Requirements:
Repeat the material below exactly, with no pictures.

Information provided:
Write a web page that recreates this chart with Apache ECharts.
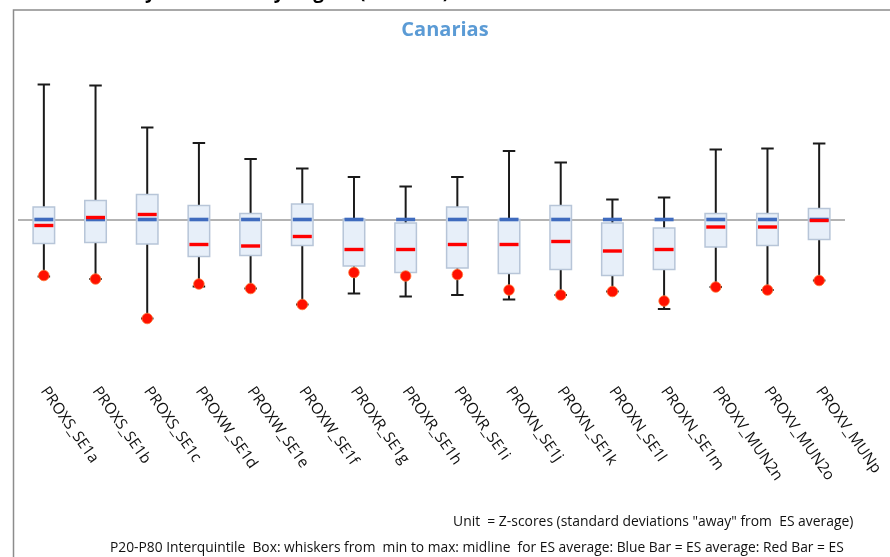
<!DOCTYPE html>
<html><head><meta charset="utf-8">
<script src="https://cdn.jsdelivr.net/npm/echarts@6/dist/echarts.min.js"></script>
<style>html,body{margin:0;padding:0;background:#fff;overflow:hidden}#c{width:890px;height:557px}</style>
</head><body><div id="c"></div>
<script>
// ---- data (Z-scores) ----
const categories = ['PROXS_SE1a','PROXS_SE1b','PROXS_SE1c','PROXW_SE1d','PROXW_SE1e','PROXW_SE1f','PROXR_SE1g','PROXR_SE1h','PROXR_SE1i','PROXN_SE1j','PROXN_SE1k','PROXN_SE1l','PROXN_SE1m','PROXV_MUN2n','PROXV_MUN2o','PROXV_MUNp'];
const maxVals    = [2.70, 2.68, 1.84, 1.53, 1.21, 1.02, 0.85, 0.66, 0.85, 1.37, 1.14, 0.40, 0.44, 1.40, 1.42, 1.52];
const p80Vals    = [0.25, 0.38, 0.50, 0.28, 0.12, 0.31, 0.01, -0.07, 0.25, 0.00, 0.28, -0.07, -0.17, 0.12, 0.12, 0.22];
const p20Vals    = [-0.48, -0.46, -0.49, -0.74, -0.72, -0.52, -0.93, -1.06, -0.97, -1.08, -1.00, -1.12, -1.00, -0.55, -0.52, -0.40];
const minVals    = [-1.14, -1.19, -1.98, -1.34, -1.38, -1.70, -1.48, -1.54, -1.51, -1.60, -1.51, -1.44, -1.79, -1.35, -1.41, -1.22];
const esAverage  = [0, 0, 0, 0, 0, 0, 0, 0, 0, 0, 0, 0, 0, 0, 0, 0];
const redBarVals = [-0.12, 0.04, 0.10, -0.50, -0.53, -0.34, -0.60, -0.60, -0.50, -0.50, -0.44, -0.63, -0.60, -0.15, -0.15, -0.02];
const regionDots = [-1.12, -1.19, -1.98, -1.29, -1.38, -1.70, -1.06, -1.13, -1.10, -1.41, -1.51, -1.44, -1.63, -1.35, -1.41, -1.22];

const chartTitle = 'Canarias';
const topCaption = 'Chart: Proximity Indicators by Region (Z-scores)';
const unitNote = 'Unit  = Z-scores (standard deviations "away" from  ES average)';
const legendNote = 'P20-P80 Interquintile  Box: whiskers from  min to max: midline  for ES average: Blue Bar = ES average: Red Bar = ES';

const chart = echarts.init(document.getElementById('c'), null, {renderer: 'canvas'});
const boxData = categories.map((c, i) => [i, minVals[i], p20Vals[i], p80Vals[i], maxVals[i], esAverage[i], redBarVals[i], regionDots[i]]);

function renderItem(params, api) {
  const i = api.value(0);
  const P = v => api.coord([i, v]);
  const cx = P(0)[0];
  const yMin = P(api.value(1))[1], yQ1 = P(api.value(2))[1], yQ3 = P(api.value(3))[1], yMax = P(api.value(4))[1];
  const yBlue = P(api.value(5))[1], yRed = P(api.value(6))[1], yDot = P(api.value(7))[1];
  const boxW = 21.5, capW = 12.5, barW = 19;
  const wl = {stroke: '#1a1a1a', lineWidth: 2};
  return {
    type: 'group',
    children: [
      {type: 'line', shape: {x1: cx, y1: yMax, x2: cx, y2: yQ3}, style: wl},
      {type: 'line', shape: {x1: cx, y1: yQ1, x2: cx, y2: yMin}, style: wl},
      {type: 'line', shape: {x1: cx - capW / 2, y1: yMax, x2: cx + capW / 2, y2: yMax}, style: wl},
      {type: 'line', shape: {x1: cx - capW / 2, y1: yMin, x2: cx + capW / 2, y2: yMin}, style: wl},
      {type: 'rect', shape: {x: cx - boxW / 2, y: yQ3, width: boxW, height: yQ1 - yQ3}, style: {fill: '#E7EFF9', stroke: '#B7C5D8', lineWidth: 1.5}},
      {type: 'rect', shape: {x: cx - barW / 2, y: yBlue - 1.8, width: barW, height: 3.6}, style: {fill: '#3F6BBE'}},
      {type: 'rect', shape: {x: cx - barW / 2, y: yRed - 1.7, width: barW, height: 3.4}, style: {fill: '#FF0000'}},
      {type: 'circle', shape: {cx: cx, cy: yDot, r: 5.3}, style: {fill: '#FF1000', stroke: '#FF7A3A', lineWidth: 0.8}}
    ]
  };
}

chart.setOption({
  animation: false,
  backgroundColor: '#ffffff',
  title: {
    text: chartTitle, left: 'center', top: 15,
    textStyle: {color: '#5B9BD5', fontSize: 20, fontWeight: 'bold', fontFamily: 'Open Sans'}
  },
  grid: {left: 18, right: 45, top: 69.5, bottom: 182.5, containLabel: false},
  xAxis: {
    type: 'category', data: categories, boundaryGap: true,
    axisLine: {show: false, onZero: false}, axisTick: {show: false}, splitLine: {show: false},
    axisLabel: {interval: 0, rotate: -55, margin: 14, color: '#111', fontSize: 15.4, fontFamily: 'Open Sans'}
  },
  yAxis: {
    type: 'value', min: -3.1, max: 3, show: false, splitLine: {show: false}
  },
  series: [
    {
      type: 'line', data: [], z: 1, silent: true,
      markLine: {silent: true, z: 1, symbol: 'none', label: {show: false},
        lineStyle: {color: '#9A9A9A', width: 1.5, type: 'solid'}, data: [{yAxis: 0}]}
    },
    {type: 'custom', z: 10, renderItem: renderItem, data: boxData, encode: {x: 0, y: [1, 4]}}
  ],
  graphic: [
    {type: 'rect', left: 11, top: 7.5, z: 0, shape: {width: 900, height: 600}, style: {fill: 'none', stroke: '#8C8C8C', lineWidth: 1.5}},
    {type: 'text', x: 0, y: -17, style: {text: topCaption, font: 'bold 19px "Open Sans"', fill: '#000'}},
    {type: 'text', left: 453, top: 515, style: {text: unitNote, font: '13.9px "Open Sans"', fill: '#111'}},
    {type: 'text', left: 110, top: 541, style: {text: legendNote, font: '13.8px "Open Sans"', fill: '#111'}}
  ]
});
</script></body></html>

Solution for this task:
Write a web page that recreates this chart with Apache ECharts.
<!DOCTYPE html>
<html><head><meta charset="utf-8">
<script src="https://cdn.jsdelivr.net/npm/echarts@6/dist/echarts.min.js"></script>
<style>html,body{margin:0;padding:0;background:#fff;overflow:hidden}#c{width:890px;height:557px}</style>
</head><body><div id="c"></div>
<script>
// ---- data (Z-scores) ----
const categories = ['PROXS_SE1a','PROXS_SE1b','PROXS_SE1c','PROXW_SE1d','PROXW_SE1e','PROXW_SE1f','PROXR_SE1g','PROXR_SE1h','PROXR_SE1i','PROXN_SE1j','PROXN_SE1k','PROXN_SE1l','PROXN_SE1m','PROXV_MUN2n','PROXV_MUN2o','PROXV_MUNp'];
const maxVals    = [2.70, 2.68, 1.84, 1.53, 1.21, 1.02, 0.85, 0.66, 0.85, 1.37, 1.14, 0.40, 0.44, 1.40, 1.42, 1.52];
const p80Vals    = [0.25, 0.38, 0.50, 0.28, 0.12, 0.31, 0.01, -0.07, 0.25, 0.00, 0.28, -0.07, -0.17, 0.12, 0.12, 0.22];
const p20Vals    = [-0.48, -0.46, -0.49, -0.74, -0.72, -0.52, -0.93, -1.06, -0.97, -1.08, -1.00, -1.12, -1.00, -0.55, -0.52, -0.40];
const minVals    = [-1.14, -1.19, -1.98, -1.34, -1.38, -1.70, -1.48, -1.54, -1.51, -1.60, -1.51, -1.44, -1.79, -1.35, -1.41, -1.22];
const esAverage  = [0, 0, 0, 0, 0, 0, 0, 0, 0, 0, 0, 0, 0, 0, 0, 0];
const redBarVals = [-0.12, 0.04, 0.10, -0.50, -0.53, -0.34, -0.60, -0.60, -0.50, -0.50, -0.44, -0.63, -0.60, -0.15, -0.15, -0.02];
const regionDots = [-1.12, -1.19, -1.98, -1.29, -1.38, -1.70, -1.06, -1.13, -1.10, -1.41, -1.51, -1.44, -1.63, -1.35, -1.41, -1.22];

const chartTitle = 'Canarias';
const topCaption = 'Chart: Proximity Indicators by Region (Z-scores)';
const unitNote = 'Unit  = Z-scores (standard deviations "away" from  ES average)';
const legendNote = 'P20-P80 Interquintile  Box: whiskers from  min to max: midline  for ES average: Blue Bar = ES average: Red Bar = ES';

const chart = echarts.init(document.getElementById('c'), null, {renderer: 'canvas'});
const boxData = categories.map((c, i) => [i, minVals[i], p20Vals[i], p80Vals[i], maxVals[i], esAverage[i], redBarVals[i], regionDots[i]]);

function renderItem(params, api) {
  const i = api.value(0);
  const P = v => api.coord([i, v]);
  const cx = P(0)[0];
  const yMin = P(api.value(1))[1], yQ1 = P(api.value(2))[1], yQ3 = P(api.value(3))[1], yMax = P(api.value(4))[1];
  const yBlue = P(api.value(5))[1], yRed = P(api.value(6))[1], yDot = P(api.value(7))[1];
  const boxW = 21.5, capW = 12.5, barW = 19;
  const wl = {stroke: '#1a1a1a', lineWidth: 2};
  return {
    type: 'group',
    children: [
      {type: 'line', shape: {x1: cx, y1: yMax, x2: cx, y2: yQ3}, style: wl},
      {type: 'line', shape: {x1: cx, y1: yQ1, x2: cx, y2: yMin}, style: wl},
      {type: 'line', shape: {x1: cx - capW / 2, y1: yMax, x2: cx + capW / 2, y2: yMax}, style: wl},
      {type: 'line', shape: {x1: cx - capW / 2, y1: yMin, x2: cx + capW / 2, y2: yMin}, style: wl},
      {type: 'rect', shape: {x: cx - boxW / 2, y: yQ3, width: boxW, height: yQ1 - yQ3}, style: {fill: '#E7EFF9', stroke: '#B7C5D8', lineWidth: 1.5}},
      {type: 'rect', shape: {x: cx - barW / 2, y: yBlue - 1.8, width: barW, height: 3.6}, style: {fill: '#3F6BBE'}},
      {type: 'rect', shape: {x: cx - barW / 2, y: yRed - 1.7, width: barW, height: 3.4}, style: {fill: '#FF0000'}},
      {type: 'circle', shape: {cx: cx, cy: yDot, r: 5.3}, style: {fill: '#FF1000', stroke: '#FF7A3A', lineWidth: 0.8}}
    ]
  };
}

chart.setOption({
  animation: false,
  backgroundColor: '#ffffff',
  title: {
    text: chartTitle, left: 'center', top: 15,
    textStyle: {color: '#5B9BD5', fontSize: 20, fontWeight: 'bold', fontFamily: 'Open Sans'}
  },
  grid: {left: 18, right: 45, top: 69.5, bottom: 182.5, containLabel: false},
  xAxis: {
    type: 'category', data: categories, boundaryGap: true,
    axisLine: {show: false, onZero: false}, axisTick: {show: false}, splitLine: {show: false},
    axisLabel: {interval: 0, rotate: -55, margin: 14, color: '#111', fontSize: 15.4, fontFamily: 'Open Sans'}
  },
  yAxis: {
    type: 'value', min: -3.1, max: 3, show: false, splitLine: {show: false}
  },
  series: [
    {
      type: 'line', data: [], z: 1, silent: true,
      markLine: {silent: true, z: 1, symbol: 'none', label: {show: false},
        lineStyle: {color: '#9A9A9A', width: 1.5, type: 'solid'}, data: [{yAxis: 0}]}
    },
    {type: 'custom', z: 10, renderItem: renderItem, data: boxData, encode: {x: 0, y: [1, 4]}}
  ],
  graphic: [
    {type: 'rect', left: 11, top: 7.5, z: 0, shape: {width: 900, height: 600}, style: {fill: 'none', stroke: '#8C8C8C', lineWidth: 1.5}},
    {type: 'text', x: 0, y: -17, style: {text: topCaption, font: 'bold 19px "Open Sans"', fill: '#000'}},
    {type: 'text', left: 453, top: 515, style: {text: unitNote, font: '13.9px "Open Sans"', fill: '#111'}},
    {type: 'text', left: 110, top: 541, style: {text: legendNote, font: '13.8px "Open Sans"', fill: '#111'}}
  ]
});
</script></body></html>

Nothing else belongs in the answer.